Atlanta-based artist Daniel Sims donated a wood-burned portrait of the late Horace “Smiley” Leonard, who was killed in a tragic train accident last September, to the Comer Museum and Arts Center.

The portrait was unveiled at a reception Thursday night with more than 30 people in attendance, including much of Smiley’s family.

“This is a very special event in Sylacauga to remember Smiley Leonard,” museum director Donna Rentfrow said. “Most folks in town were introduced to him or just bumped into him, and we got to known him fairly well. I still watch for him; I know we all do. We have a beautiful, beautiful portrait of Smiley here. Artist Daniel Sims graciously did this, and he has donated this to the museum to hang here, so you can come in and visit Smiley any time you want to.”

When Rentfrow uncovered the portrait, family members clapped and gave a collective “aww.” Some were even moved to tears at the striking memorial of their relative.

“We didn’t know the people of Sylacauga thought that much of our brother,” said Smiley’s sister, Betty Tuck. “I just love the picture. It makes your heart feel good, but there’s still a sadness. Sometimes on my way to work, I still look for him, and you have to come back and remember what happened. But this is really nice. It makes you feel good to know that people still love people. Our family really appreciates this.”

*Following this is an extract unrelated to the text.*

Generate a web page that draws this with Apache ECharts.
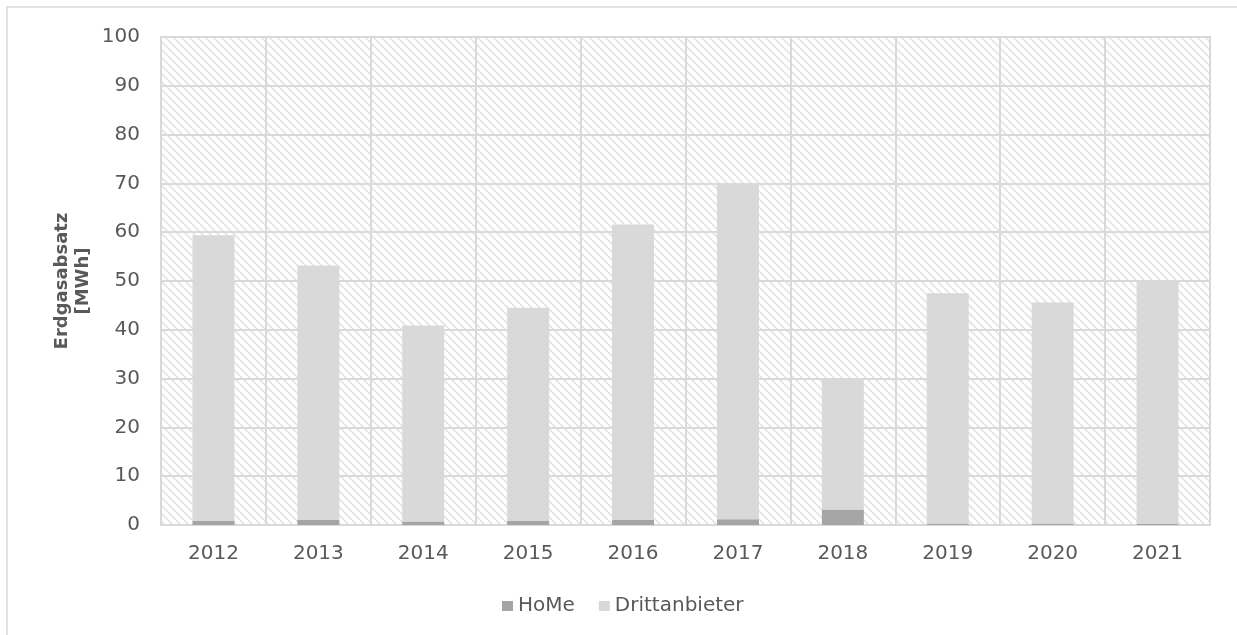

Sims, a Sylacauga native, said he was approached by a friend about making a memorial to Smiley. Sims agreed and spent a week creating the artwork using a pen that heats up to 300 degrees to slowly burn each detail into the wood.

He said he hopes the portrait, based on an old family photograph, symbolizes “just how important Smiley was to all of us and the impact he had. He wasn’t rich or famous, but he had such a huge impact from just saying ‘hey’ to everybody and being kind.”

Smiley, 67, was killed Sept. 6, 2013, while attempting to pass between two train cars of a Norfolk Southern train at the Broadway Avenue crossing. The train was stopped, but began to move forward as he was still in between, and Smiley was struck.

The news of his passing was a shock to the family, as well as the many community members who had seen him daily for years.

Smiley was a bit of a celebrity in Sylacauga, known for roaming the city streets, asking passersby for a dollar or a cigarette and popping into downtown businesses.

His brother, James Leonard, said their family often talks about how they miss Smiley. He said it helps to know the community hasn’t forgotten him either.

“Even though he’s gone, he’s still here,” Leonard said. “I know he gave a lot of people problems, but that was just his way. He really was a good guy though, and he would give you the shirt off his back. He was unique in his own way. A lot of people won’t get this kind of publicity when they die. It means a lot that everybody wants to remember him.”